Geophysical data from an extensive multichannel seismic (MCS) survey and Ocean Drilling Program (ODP) Leg 146 are used to examine: (1) the origin of bottom-simulating reflectors (BSRs); (2) The relationship of seismic velocity to changes in porosity and; (3) the variation in structural style and development of landward-vergence in the Cascadia accretionary prism.; Velocities obtained from vertical seismic profiles (VSPs) and downhole logs at two ODP drill sites on the Cascadia margin are lower than that of water beneath the BSR, strong evidence for the presence of 1%-5% free gas. Velocities in the hydrate stability field above the BSR are only slightly elevated, suggesting that low-velocity free gas, rather than hydrate, is primarily responsible for the velocity contrast that forms the BSR at these sites.; Sediments in stratigraphically-defined intervals decrease in velocity during deformation as they are incorporated into the first thrust sheet of the landward-vergent Oregon accretionary prism, resulting in velocities that are lower in the deforming thrust sheet than in the equivalent undeformed basin sediments.

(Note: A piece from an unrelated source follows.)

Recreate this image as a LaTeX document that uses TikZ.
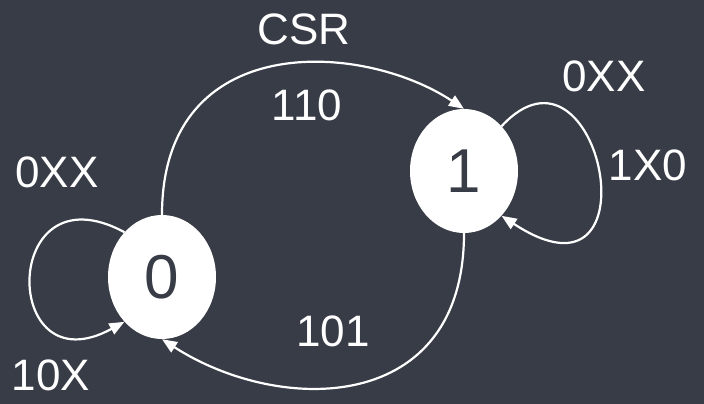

It is possible that the velocity decrease indicates a porosity increase in the upper sediments due to extensional failure during fold development; however, a more geologically reasonable explanation is that the rigidity of the sediments decreases due to loss of incipient cementation during deformation.; The Oregon margin spans a regional transition in structural style from seaward-vergence in the south, to landward-vergence in the north. Landward-vergence requires both low basal shear stress and an arcward-dipping decollement; the regional variation probably reflects a change in the potential for overpressure, and low effective stress, in the sediments. Superimposed on the regional transition are abrupt changes in structural style that correlate with NW-striking strike-slip faults in the Cascadia Basin.; Each of these three cases illustrates the interaction of sediment/fluid properties and deformation. Geophysical data are used to constrain the influence of changing physical properties on structural style, the effect of deformation on the sediments and flow paths, and the effect of both physical properties and pore fluids on geophysical measurements such as velocity.